2. This article shall not be interpreted to include attacks on a State stemming from that State’s decision to go into war or logistical support of a warring party in any conflict.
ARTICLE TWO: MARITIME BORDERS
1. The maritime borders between the States shall be governed with the provisions of the Micras Treaty Organization's Convention on the Laws of the Seas.
ARTICLE THREE: FREE TRADE AND TRANSIT
1. No systems of burdensome tariffs, taxes, searches, or regulations will be applied to goods or services produced or bought in one State and exported or sold in the other State.
2. Internal laws regarding prohibition of certain goods or products are not affected by this treaty and the States retain the right to refuse banned goods and products.
3. Transit passage is permitted only for private and commercial vessels registered to the States through the reserve zones and territorial waters solely for the purpose of continuous and expeditious travel between one part of the international waters or reserve zone and another.
4. Military vessels from one State are barred from the other State’s reserve zones and territorial waters without prior authorization.
ARTICLE FOUR: FREE MOVEMENT OF CITIZENS
1. Each State shall in its own territory allow the citizens of the other State the right to take on residency, work and study without let or hindrance in accordance with their respective laws.
2. Each State may deport a citizen of the other State only if such person has been found guilty in a native court of law of a crime, if such person is by a court of law deemed a reasonable threat to the peace, or if such person is deemed by the Executive to be an agent of the government of the other State and has engaged in espionage.
3. In criminal proceedings, a court of law in one State may request to a court of law in the other to extradite any person resident in or citizen of that first State if that resident or citizen has been indicted for a crime. Such request shall be granted unless it is obvious that the alleged crime is political in nature.
4. In criminal proceedings, a court of law in one State may request to a court of law in the other to extradite any person resident in that second State if that person has been indicted for a crime. Such request shall be granted only if agreed by the governments of the two State.
ARTICLE FIVE: INFRASTRUCTURE COOPERATION
The two States undertake to cooperate on all questions of infrastructure and movement which may affect both of them. They will consult with one another on all matters of infrastructural importance.
ARTICLE SIX: FULL FAITH AND CREDIT
Each State gives to the other full faith and credit to all public acts, records, contracts and judicial proceedings in the field of civil law, including records and documents on marriage, property, titles, death and inheritance, in as much as any act, record, document, contract, proceeding is done according to the law. Executive agreement between the governments of the States may provide for the manner that any act, record, document, contract or proceeding from one contracting party may be validated in the other.

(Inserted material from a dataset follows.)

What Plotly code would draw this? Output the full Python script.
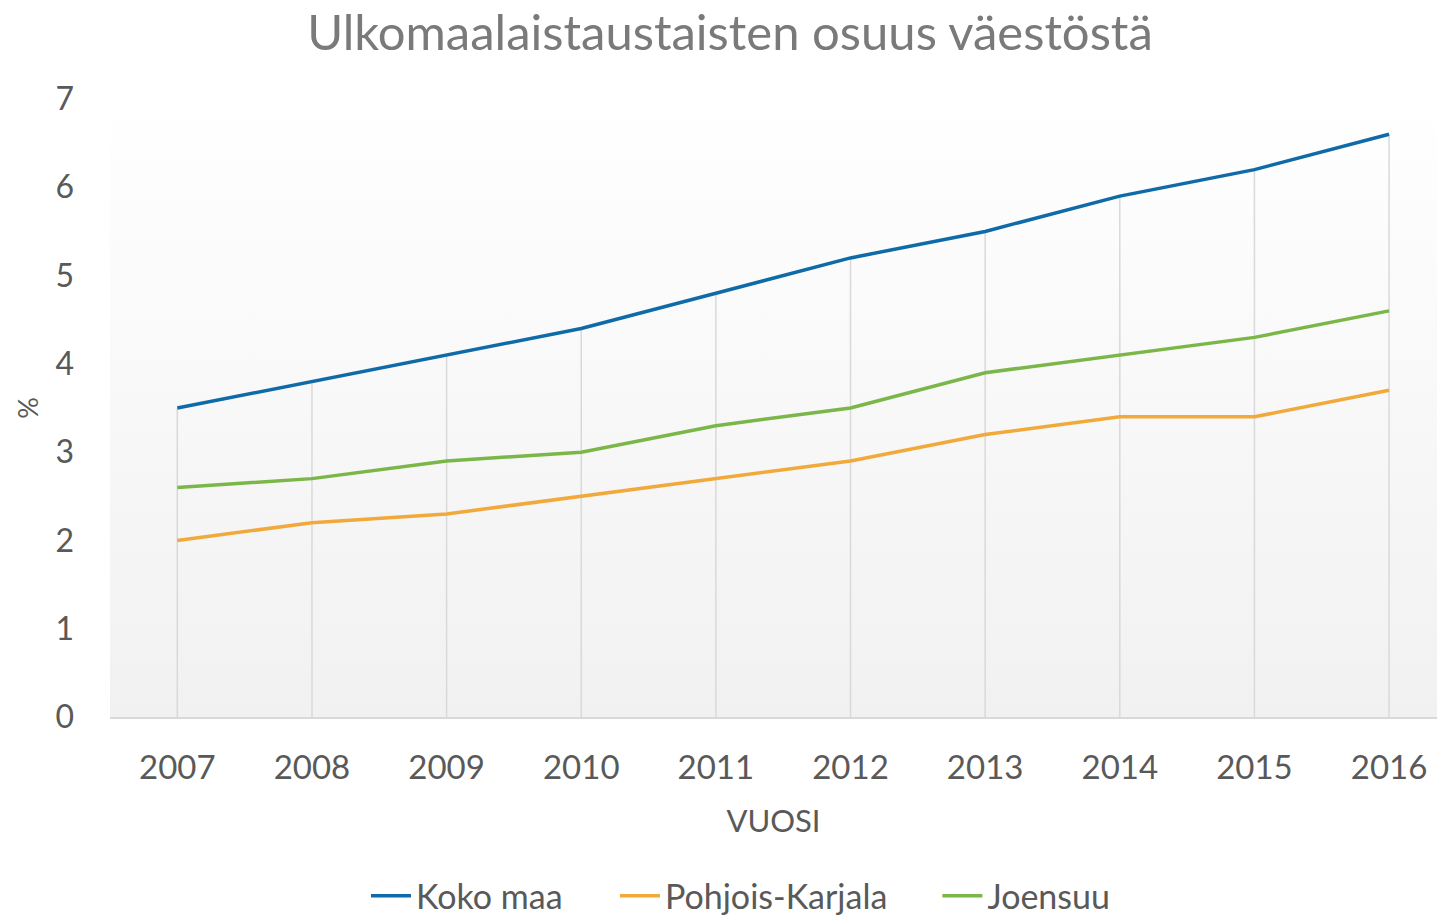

ARTICLE SEVEN: OTHER TREATIES
1. This Pact does not absolve either State of any of its obligations under any other treaty.
2. Each State solemnly affirm that none of its current treaty obligations with other States and Powers are in conflict with this Pact.
ARTICLE EIGHT: FINAL PROVISIONS
This Pact enters force upon the exchange of ratifications which shall occur in the city of Vey as soon as possible.